Emitec Technologies, a major global player in emission control technologies for the automotive industry, is redrawing its strategies to grow in India. The company, which recently carved out its separation from Vitesco Technologies, is looking to increase its annual turnover by more than 30% in the next 3–5 years, if not more.
The company’s managing director, Rolf Bruck, said that Emitec’s new business strategy is focused on the rapidly expanding segments of light and heavy commercial vehicles (LCVs and HCVs), tractors, and generator sets. Despite the company’s current market leadership in the two-wheeler segment, which currently stands at about 60%, it sees significant growth opportunities in the other segments.
According to him, the company recently received a large order from an Indian commercial vehicle manufacturer. “India is expected to play a bigger role in our growth as about one third of our revenue comes from the country,” he added. The company’s global operation is said to have generated around US$160 million in revenue per year.
As per the plan, Emitec will be investing aggressively in the launch of new products, capacity expansion, and research and development (R&D). Furthermore, it will look for collaboration or partnerships with other companies if it aligns with the company’s strategic expansion plans.
It is also considering India as a potential export hub for its new products, which include electrically heated catalysts and closed coupled compact catalysts. These products are in high demand around the world, and Emitec believes that India can be a competitive manufacturing hub for them, as the company’s leadership noted.

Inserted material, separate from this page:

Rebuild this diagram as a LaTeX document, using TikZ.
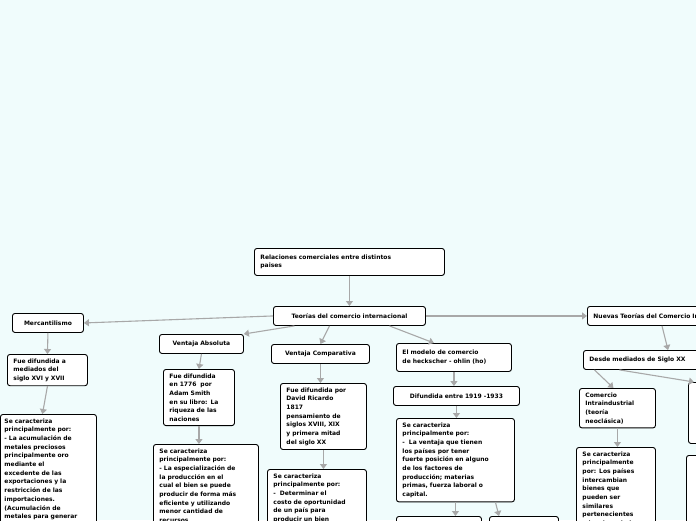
\documentclass[tikz,border=0pt]{standalone}
\usepackage{fontspec}
\setmainfont{DejaVu Sans}
\usetikzlibrary{arrows.meta}
\definecolor{bg}{HTML}{F0FCFC}
\definecolor{arr}{HTML}{A8A8A8}
\tikzset{
 box/.style={draw=black, line width=0.9pt, fill=white, rounded corners=2.5pt, anchor=north west, align=left, inner xsep=6pt, inner ysep=4pt, font=\fontsize{6}{8.7}\selectfont\bfseries},
 con/.style={draw=arr, line width=1.1pt, -{Triangle[length=5pt,width=7pt]}}
}
\begin{document}
\begin{tikzpicture}[x=1pt,y=-1pt]
\useasboundingbox (0,0) rectangle (696,520);
\clip (0,0) rectangle (696,520);
\fill[bg] (0,0) rectangle (696,520);
\node[box, text width=178pt, minimum height=27pt] (rel) at (254,248) {Relaciones comerciales entre distintos\\paises};
\node[box, text width=140pt, minimum height=19pt, align=center] (teo) at (273,306) {Teorías del comercio internacional};
\node[box, text width=59pt, minimum height=19pt, align=center] (mer) at (12,313) {Mercantilismo};
\node[box, text width=68pt] (m1) at (7,354) {Fue difundida a\\mediados del\\siglo XVI y XVII};
\node[box, text width=88pt, inner xsep=4pt] (m2) at (0,414) {Se caracteriza\\principalmente por:\\- La acumulación de\\metales preciosos\\principalmente oro\\mediante el\\excedente de las\\exportaciones y la\\restricción de las\\importaciones.\\(Acumulación de\\metales para generar\\riqueza)};
\node[box, text width=72pt, minimum height=19pt, align=center] (va) at (159,334) {Ventaja Absoluta};
\node[box, text width=59pt] (v1) at (163,369) {Fue difundida\\en 1776~ por\\Adam Smith\\en su libro: La\\riqueza de las\\naciones};
\node[box, text width=93pt] (v2) at (153,444) {Se caracteriza\\principalmente por:\\- La especialización de\\la producción en el\\cual el bien se puede\\producir de forma más\\eficiente y utilizando\\menor cantidad de\\recursos};
\node[box, text width=87pt] (c2) at (267,469) {Se caracteriza\\principalmente por:\\-~ Determinar el\\costo de oportunidad\\de un país para\\producir un bien};
\node[box, text width=86pt, minimum height=19pt, align=center] (vc) at (271,344) {Ventaja Comparativa};
\node[box, text width=74pt] (c1) at (280,383) {Fue difundida por\\David Ricardo\\1817\\pensamiento de\\siglos XVIII, XIX\\y primera mitad\\del siglo XX};
\node[box, text width=103pt, minimum height=28pt] (ho) at (396,343) {El modelo de comercio\\de heckscher - ohlin (ho)};
\node[box, text width=114pt, minimum height=19pt, align=center] (h1) at (393,386) {Difundida entre 1919 -1933};
\node[box, text width=106pt] (h2) at (396,418) {Se caracteriza\\principalmente por:\\-~ La ventaja que tienen\\los países por tener\\fuerte posición en alguno\\de los factores de\\producción; materias\\primas, fuerza laboral o\\capital.};
\node[box, text width=73pt, minimum height=20pt] (h3) at (396,516) {~};
\node[box, text width=57pt, minimum height=20pt] (h4) at (489,516) {~};
\node[box, text width=170pt, minimum height=19pt] (nt) at (587,306) {Nuevas Teorías del Comercio Internacional};
\node[box, text width=120pt, minimum height=19pt] (n1) at (583,350) {Desde mediados de Siglo XX};
\node[box, text width=64pt] (n2) at (579,388) {Comercio\\Intraindustrial\\(teoría\\neoclásica)};
\node[box, text width=67pt] (n3) at (576,447) {Se caracteriza\\principalmente\\por: Los países\\intercambian\\bienes que\\pueden ser\\similares\\pertenecientes\\a la misma industria};
\node[box, text width=40pt, minimum height=61pt] (n4) at (688,382) {~};
\node[box, text width=40pt, minimum height=80pt] (n5) at (686,455) {~};
\draw[con] (rel.south) -- (teo.north);
\draw[con] (teo.west) -- (mer.east);
\draw[con] ([xshift=-55pt]teo.south) -- (va.north east);
\draw[con] ([xshift=-20pt]teo.south) -- (vc.north);
\draw[con] ([xshift=40pt]teo.south) -- ([xshift=-20pt]ho.north);
\draw[con] (teo.east) -- (nt.west);
\draw[con] (mer.south) -- (m1.north);
\draw[con] (m1.south) -- ([xshift=-6pt]m2.north);
\draw[con] (va.south) -- (v1.north);
\draw[con] (v1.south) -- (v1.south|-v2.north);
\draw[con] (vc.south) -- (vc.south|-c1.north);
\draw[con] (c1.south) -- (c1.south|-c2.north);
\draw[con] (ho.south) -- (ho.south|-h1.north);
\draw[con] (h1.south) -- (h1.south|-h2.north);
\draw[con] (h2.south) -- (h2.south|-h3.north);
\draw[con] ([xshift=40pt]h2.south) -- ([xshift=10pt]h4.north west);
\draw[con] ([xshift=75pt]nt.south west) -- ([xshift=85pt]n1.north west);
\draw[con] ([xshift=-55pt]n1.south) -- ([xshift=-4pt]n2.north);
\draw[con] ([xshift=-30pt]n1.south) -- ([xshift=6pt]n4.north west);
\draw[con] (n2.south) -- (n2.south|-n3.north);
\end{tikzpicture}
\end{document}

The development should be seen in the context of the global supply chain players looking to distance itself from dependence on China, with India, with its rapidly developing auto clusters, providing an attractive sourcing option.
Ironically, Emitec’s decision to concentrate on the ICE segment deviates from the trend of many other automotive companies, which are shifting their attention to electric vehicles. Emitec, on the other hand, believes that there is still a significant market for ICE vehicles in India, and that the company can play an important role in reducing emissions from these vehicles. Several industry estimates suggest that the ICE segment in India will remain predominantly strong for the next 10-15 years, before moderating down towards alternative fuels such as electric vehicles or gas-based vehicles, including CNG and hydrogen, among others.
KVR Babu, a managing director of Emitec’s India operations, emphasised that the company is now owned by Lenbach Equity Opportunities II. GmbH & Co. KG (LEO II Fund) and managed by the DUBAG Group, which will enable it to develop new substrate technologies with greater independence and agility while expanding its market and customers globally.
While the Emitec management did not share the financials, the data sourced from the Ministry of Corporate Affairs by data analysis firm Tofler reveals that Vitesco Technologies recorded Rs 90 crore of net profit for the year ending March 2022. During the same time period, the company earned more than Rs 1332 crore in revenue. The company’s net worth, on the other hand, was estimated to be around Rs 531 crore.
Germany-based Emitec currently has three plants, in Lohmar, Eisenach in Germany, and Talegaon, Pune. The company is among the major manufacturers of metallic substrates and has a worldwide presence in the U.S., China, Japan, and Korea to support its global customers. Emitec’s major customer base in India includes Mahindra & Mahindra, Hero MotoCorp, Bajaj Auto, TVS Motor Co., Royal Enfield, Honda Scooter & Motorcycle India, and Suzuki Motorcycle India. The company’s India production plant has a capacity of 30 million substrates.